Friday, July 28, 2006
(10:46 PM) | Anonymous:
A Particularly Sensitive Place
Much has been made recently of Sheikh Hassan Nasrallah's holocaust-denial, notably his assertion that "Jews invented the legend of the holocaust". This is denial of a familiar kind: the claim is that whatever might have happened, it wasn't "the holocaust" (or even a holocaust), and that any historical narrative in which the holocaust is presented as what happened is therefore an ideologically-motivated fabrication. In Hezbollah's case, this is part of what we might call a "greedy rejectionism": not only the actually-existing Israeli state, but also any possible "Zionist entity" is decreed illegitimate, and this illegitimacy is so total that any circumstance that might conceivably support a Zionist claim must also be minimised, treated with disdainful skepticism, and finally exorcised as a phantom.
Such rejectionism accepts as integral the total structure of Zionist ideology, including the particular function that the holocaust performs in this structure, in order to dismiss it in toto. It is thus radically complicit in perpetuating that ideology's illusion of consistency. Leftist anti-Zionists more usually argue that the notion that the fact of the Nazi holocaust entailed the necessity of creating a "Jewish state" is a kind of moral non sequitur, a factitious suturing of collective victimisation to aggressively expansionist religious nationalism that amounts to an illegitimate appropriation of the memory of the holocaust.

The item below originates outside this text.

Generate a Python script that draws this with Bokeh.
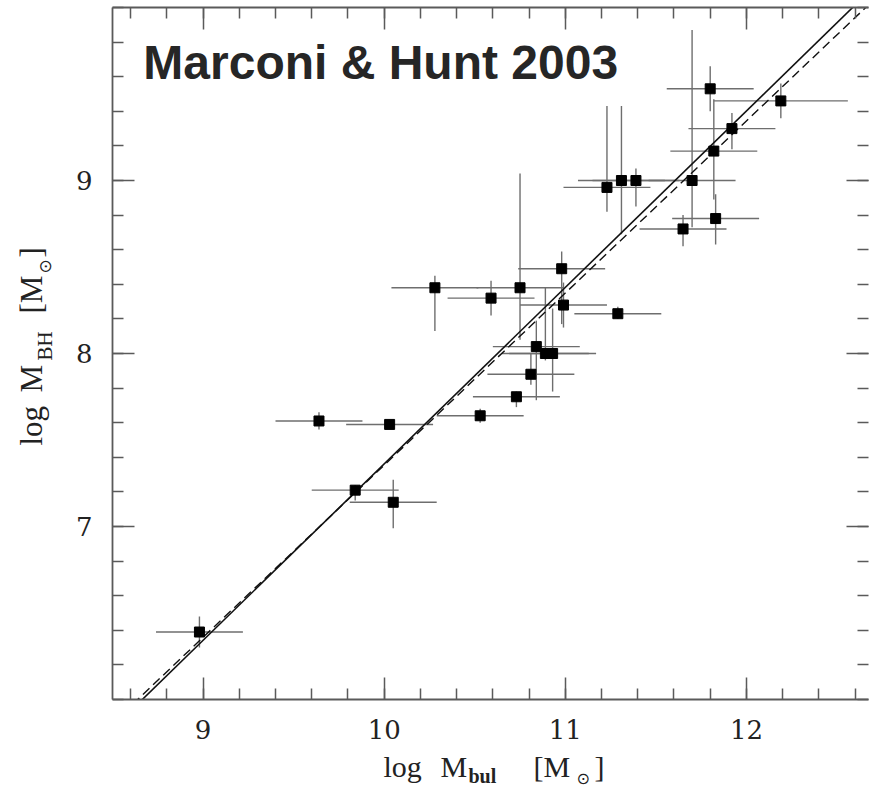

One can only guess at why this interpretation might be lacking in favour with the leadership of the Army of God.
That is one sort of denial; it leads to a certain frantic cynicism, inasmuch as it makes the structure of reality dependent on the negation of a chimera, but Hezbollah at present have more urgent matters to worry about: chiefly the repelling of a brutal and indiscriminate exercise in military terror, aimed directly at a civilian population with the intention of punishing them, collectively, for permitting Hezbollah to exist. It is not a question of whether this is a "proportionate" or "disproportionate" response to the kidnapping of two Israeli soldiers; clearly, it is not a response at all - at least not to that - but an independently motivated political act for which the kidnappings serve merely as a pretext.
As a political act, it has a political meaning; although this may be obscured by the desperate moral hooliganism of the perpetrators, whom one suspects of piling up Lebanese corpses largely in order to establish themselves as players of repute in the domestic arena of Israeli politics. Part of this meaning is surely apparent in the bombing of the former interrogation centre at Khiam, where members of the SLA routinely tortured prisoners under the supervision of the Israeli occupiers. The centre had been "rehabilitated" by the Lebanese government, apparently in close co-operation with Hezbollah, and now served as a museum documenting the brutality of the occupation and the atrocities endured by the Lebanese people. It was a place where former prisoners would meet with visitors and talk about what had happened to them: a site of active memory and resistance. On Wednesday 26th July 2006, without any ostensible military rationale for doing so, the IDF blew it up.